EXERCISE BRIEF >>
From the very first line of the data to the line containing "[1.86e-3, 0.178], [4.5e-3, 0.117], [1.29e-2, 0.08]];", retype everything exactly, leaving the pictures behind.

AVAILABLE DATA >>
--------------------------------------------------

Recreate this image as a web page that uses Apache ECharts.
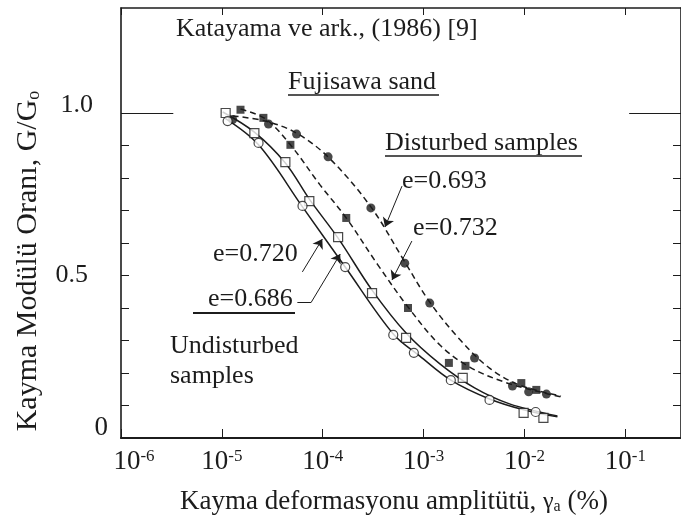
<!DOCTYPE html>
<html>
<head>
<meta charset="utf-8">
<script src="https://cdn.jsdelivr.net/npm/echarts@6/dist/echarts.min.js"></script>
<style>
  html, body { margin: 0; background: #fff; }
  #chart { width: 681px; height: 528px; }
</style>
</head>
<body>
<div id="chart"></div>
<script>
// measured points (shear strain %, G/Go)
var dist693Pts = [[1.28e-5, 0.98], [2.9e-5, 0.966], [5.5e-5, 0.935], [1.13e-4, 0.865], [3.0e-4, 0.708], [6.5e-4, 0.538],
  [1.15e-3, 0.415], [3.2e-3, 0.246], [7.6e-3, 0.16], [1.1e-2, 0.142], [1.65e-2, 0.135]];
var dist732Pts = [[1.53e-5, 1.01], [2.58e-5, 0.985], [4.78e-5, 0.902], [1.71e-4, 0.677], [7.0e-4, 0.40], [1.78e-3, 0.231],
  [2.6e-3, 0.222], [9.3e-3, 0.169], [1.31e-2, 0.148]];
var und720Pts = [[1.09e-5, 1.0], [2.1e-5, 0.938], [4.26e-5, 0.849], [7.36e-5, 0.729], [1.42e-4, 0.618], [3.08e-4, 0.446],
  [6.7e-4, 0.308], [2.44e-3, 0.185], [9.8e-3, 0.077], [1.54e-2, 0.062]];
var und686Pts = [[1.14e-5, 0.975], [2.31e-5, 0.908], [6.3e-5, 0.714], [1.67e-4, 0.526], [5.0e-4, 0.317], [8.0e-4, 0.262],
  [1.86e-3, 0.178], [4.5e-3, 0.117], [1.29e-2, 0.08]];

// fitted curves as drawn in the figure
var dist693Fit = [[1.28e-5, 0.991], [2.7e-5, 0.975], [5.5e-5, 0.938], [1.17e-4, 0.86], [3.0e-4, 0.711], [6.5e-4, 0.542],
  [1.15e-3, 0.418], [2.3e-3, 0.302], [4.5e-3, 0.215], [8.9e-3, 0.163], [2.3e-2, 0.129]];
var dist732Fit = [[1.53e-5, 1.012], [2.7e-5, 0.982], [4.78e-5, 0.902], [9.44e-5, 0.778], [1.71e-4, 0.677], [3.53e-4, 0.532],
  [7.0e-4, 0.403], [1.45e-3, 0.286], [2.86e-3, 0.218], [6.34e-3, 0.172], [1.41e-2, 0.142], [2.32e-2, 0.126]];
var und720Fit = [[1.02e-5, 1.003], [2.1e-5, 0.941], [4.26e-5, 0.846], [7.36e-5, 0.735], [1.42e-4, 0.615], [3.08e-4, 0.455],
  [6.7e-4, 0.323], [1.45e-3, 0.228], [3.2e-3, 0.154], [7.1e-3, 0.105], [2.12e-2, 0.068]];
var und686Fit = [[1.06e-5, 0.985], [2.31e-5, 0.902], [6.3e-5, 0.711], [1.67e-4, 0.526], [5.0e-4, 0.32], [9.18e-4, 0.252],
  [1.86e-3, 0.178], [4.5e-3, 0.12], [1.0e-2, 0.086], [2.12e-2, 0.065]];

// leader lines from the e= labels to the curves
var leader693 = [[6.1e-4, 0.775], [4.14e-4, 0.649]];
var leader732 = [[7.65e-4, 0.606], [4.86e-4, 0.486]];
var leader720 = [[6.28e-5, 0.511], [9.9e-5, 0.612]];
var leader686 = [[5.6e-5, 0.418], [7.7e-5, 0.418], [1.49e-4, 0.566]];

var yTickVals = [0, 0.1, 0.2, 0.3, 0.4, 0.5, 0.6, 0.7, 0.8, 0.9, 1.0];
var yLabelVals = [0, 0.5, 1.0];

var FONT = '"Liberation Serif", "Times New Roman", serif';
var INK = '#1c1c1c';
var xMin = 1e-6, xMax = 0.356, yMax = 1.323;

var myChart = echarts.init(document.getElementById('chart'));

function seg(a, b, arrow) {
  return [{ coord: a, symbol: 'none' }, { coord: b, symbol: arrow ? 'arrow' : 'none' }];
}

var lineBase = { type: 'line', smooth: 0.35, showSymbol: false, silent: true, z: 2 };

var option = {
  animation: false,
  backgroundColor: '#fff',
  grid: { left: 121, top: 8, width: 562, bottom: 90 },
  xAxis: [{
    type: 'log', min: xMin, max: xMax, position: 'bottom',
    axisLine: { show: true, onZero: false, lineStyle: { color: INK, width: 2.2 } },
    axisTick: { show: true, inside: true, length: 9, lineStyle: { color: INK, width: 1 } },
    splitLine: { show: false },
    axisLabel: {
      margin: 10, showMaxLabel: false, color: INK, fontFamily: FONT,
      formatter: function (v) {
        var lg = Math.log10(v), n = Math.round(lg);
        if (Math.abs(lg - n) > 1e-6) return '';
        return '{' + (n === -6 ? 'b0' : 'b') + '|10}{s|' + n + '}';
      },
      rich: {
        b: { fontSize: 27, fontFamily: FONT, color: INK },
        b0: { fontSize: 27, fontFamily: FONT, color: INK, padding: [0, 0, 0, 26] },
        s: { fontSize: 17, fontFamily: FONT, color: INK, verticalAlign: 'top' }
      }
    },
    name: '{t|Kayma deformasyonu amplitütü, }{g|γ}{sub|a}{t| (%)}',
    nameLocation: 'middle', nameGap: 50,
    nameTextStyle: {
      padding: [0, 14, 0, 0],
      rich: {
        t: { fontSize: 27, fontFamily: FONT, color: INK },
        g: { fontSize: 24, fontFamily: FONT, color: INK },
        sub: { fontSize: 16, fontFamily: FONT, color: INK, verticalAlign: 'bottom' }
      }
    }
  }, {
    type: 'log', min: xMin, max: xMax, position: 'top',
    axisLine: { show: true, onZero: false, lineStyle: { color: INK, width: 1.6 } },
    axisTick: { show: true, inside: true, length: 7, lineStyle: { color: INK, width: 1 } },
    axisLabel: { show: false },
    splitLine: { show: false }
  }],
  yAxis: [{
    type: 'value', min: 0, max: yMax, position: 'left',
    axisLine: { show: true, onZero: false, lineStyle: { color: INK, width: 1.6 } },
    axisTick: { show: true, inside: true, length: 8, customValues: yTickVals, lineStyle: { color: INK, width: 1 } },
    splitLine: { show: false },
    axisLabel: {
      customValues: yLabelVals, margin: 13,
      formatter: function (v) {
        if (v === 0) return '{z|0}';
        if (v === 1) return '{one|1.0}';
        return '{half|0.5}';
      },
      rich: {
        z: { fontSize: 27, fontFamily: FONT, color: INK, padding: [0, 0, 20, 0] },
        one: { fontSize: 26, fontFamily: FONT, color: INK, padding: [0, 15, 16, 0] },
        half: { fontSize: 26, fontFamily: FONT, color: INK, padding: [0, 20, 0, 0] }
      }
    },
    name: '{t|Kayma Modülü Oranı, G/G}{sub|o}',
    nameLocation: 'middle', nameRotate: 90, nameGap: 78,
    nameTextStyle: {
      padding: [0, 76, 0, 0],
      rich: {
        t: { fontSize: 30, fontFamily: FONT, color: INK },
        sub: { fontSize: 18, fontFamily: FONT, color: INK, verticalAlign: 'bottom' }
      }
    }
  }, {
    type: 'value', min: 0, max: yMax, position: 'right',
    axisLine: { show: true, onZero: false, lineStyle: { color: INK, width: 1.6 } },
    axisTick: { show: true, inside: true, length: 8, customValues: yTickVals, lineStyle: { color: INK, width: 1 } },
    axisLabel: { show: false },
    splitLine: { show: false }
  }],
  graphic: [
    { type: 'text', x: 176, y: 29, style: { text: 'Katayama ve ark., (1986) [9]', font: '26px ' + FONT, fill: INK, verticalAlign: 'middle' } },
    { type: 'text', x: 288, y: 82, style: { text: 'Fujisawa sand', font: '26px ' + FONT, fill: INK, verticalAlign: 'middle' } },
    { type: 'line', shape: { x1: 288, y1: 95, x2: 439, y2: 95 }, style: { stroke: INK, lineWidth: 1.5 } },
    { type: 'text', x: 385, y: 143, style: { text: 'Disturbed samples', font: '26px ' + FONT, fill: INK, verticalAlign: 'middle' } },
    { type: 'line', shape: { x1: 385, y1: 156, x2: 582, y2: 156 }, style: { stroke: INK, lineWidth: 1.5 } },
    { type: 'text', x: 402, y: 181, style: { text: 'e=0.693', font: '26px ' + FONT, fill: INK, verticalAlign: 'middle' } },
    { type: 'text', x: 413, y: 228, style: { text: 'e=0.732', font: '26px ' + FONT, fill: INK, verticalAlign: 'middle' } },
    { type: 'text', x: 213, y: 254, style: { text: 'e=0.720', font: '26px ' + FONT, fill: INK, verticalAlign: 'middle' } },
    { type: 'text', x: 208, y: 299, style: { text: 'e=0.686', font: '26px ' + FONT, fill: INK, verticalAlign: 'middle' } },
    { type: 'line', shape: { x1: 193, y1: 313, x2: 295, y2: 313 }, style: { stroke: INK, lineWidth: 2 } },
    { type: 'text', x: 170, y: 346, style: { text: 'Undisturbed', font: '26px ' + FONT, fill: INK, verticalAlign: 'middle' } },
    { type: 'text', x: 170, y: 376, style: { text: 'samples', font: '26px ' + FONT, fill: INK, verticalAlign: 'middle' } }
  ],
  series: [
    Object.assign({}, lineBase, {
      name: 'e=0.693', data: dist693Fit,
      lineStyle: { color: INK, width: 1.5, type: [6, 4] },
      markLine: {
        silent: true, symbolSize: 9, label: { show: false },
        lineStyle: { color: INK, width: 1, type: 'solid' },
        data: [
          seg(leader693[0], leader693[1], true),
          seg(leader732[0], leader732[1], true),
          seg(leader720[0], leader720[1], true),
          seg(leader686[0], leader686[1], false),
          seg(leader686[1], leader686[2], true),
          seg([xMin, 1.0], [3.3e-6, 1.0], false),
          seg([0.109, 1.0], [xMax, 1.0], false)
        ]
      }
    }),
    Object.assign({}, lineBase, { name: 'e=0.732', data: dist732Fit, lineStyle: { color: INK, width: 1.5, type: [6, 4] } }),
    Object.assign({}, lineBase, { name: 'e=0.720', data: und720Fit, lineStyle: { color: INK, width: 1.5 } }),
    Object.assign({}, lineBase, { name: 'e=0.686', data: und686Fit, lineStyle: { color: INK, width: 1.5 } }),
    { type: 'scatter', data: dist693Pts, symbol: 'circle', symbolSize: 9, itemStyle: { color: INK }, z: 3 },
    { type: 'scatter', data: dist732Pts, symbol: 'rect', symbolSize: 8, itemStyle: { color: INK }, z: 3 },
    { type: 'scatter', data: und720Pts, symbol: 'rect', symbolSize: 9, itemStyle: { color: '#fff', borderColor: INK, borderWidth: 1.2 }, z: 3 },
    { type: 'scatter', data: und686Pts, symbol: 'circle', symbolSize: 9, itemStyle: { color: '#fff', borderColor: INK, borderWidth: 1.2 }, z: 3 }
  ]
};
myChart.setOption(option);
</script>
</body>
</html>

--------------------------------------------------

EXERCISE SOLUTION >>
Recreate this image as a web page that uses Apache ECharts.
<!DOCTYPE html>
<html>
<head>
<meta charset="utf-8">
<script src="https://cdn.jsdelivr.net/npm/echarts@6/dist/echarts.min.js"></script>
<style>
  html, body { margin: 0; background: #fff; }
  #chart { width: 681px; height: 528px; }
</style>
</head>
<body>
<div id="chart"></div>
<script>
// measured points (shear strain %, G/Go)
var dist693Pts = [[1.28e-5, 0.98], [2.9e-5, 0.966], [5.5e-5, 0.935], [1.13e-4, 0.865], [3.0e-4, 0.708], [6.5e-4, 0.538],
  [1.15e-3, 0.415], [3.2e-3, 0.246], [7.6e-3, 0.16], [1.1e-2, 0.142], [1.65e-2, 0.135]];
var dist732Pts = [[1.53e-5, 1.01], [2.58e-5, 0.985], [4.78e-5, 0.902], [1.71e-4, 0.677], [7.0e-4, 0.40], [1.78e-3, 0.231],
  [2.6e-3, 0.222], [9.3e-3, 0.169], [1.31e-2, 0.148]];
var und720Pts = [[1.09e-5, 1.0], [2.1e-5, 0.938], [4.26e-5, 0.849], [7.36e-5, 0.729], [1.42e-4, 0.618], [3.08e-4, 0.446],
  [6.7e-4, 0.308], [2.44e-3, 0.185], [9.8e-3, 0.077], [1.54e-2, 0.062]];
var und686Pts = [[1.14e-5, 0.975], [2.31e-5, 0.908], [6.3e-5, 0.714], [1.67e-4, 0.526], [5.0e-4, 0.317], [8.0e-4, 0.262],
  [1.86e-3, 0.178], [4.5e-3, 0.117], [1.29e-2, 0.08]];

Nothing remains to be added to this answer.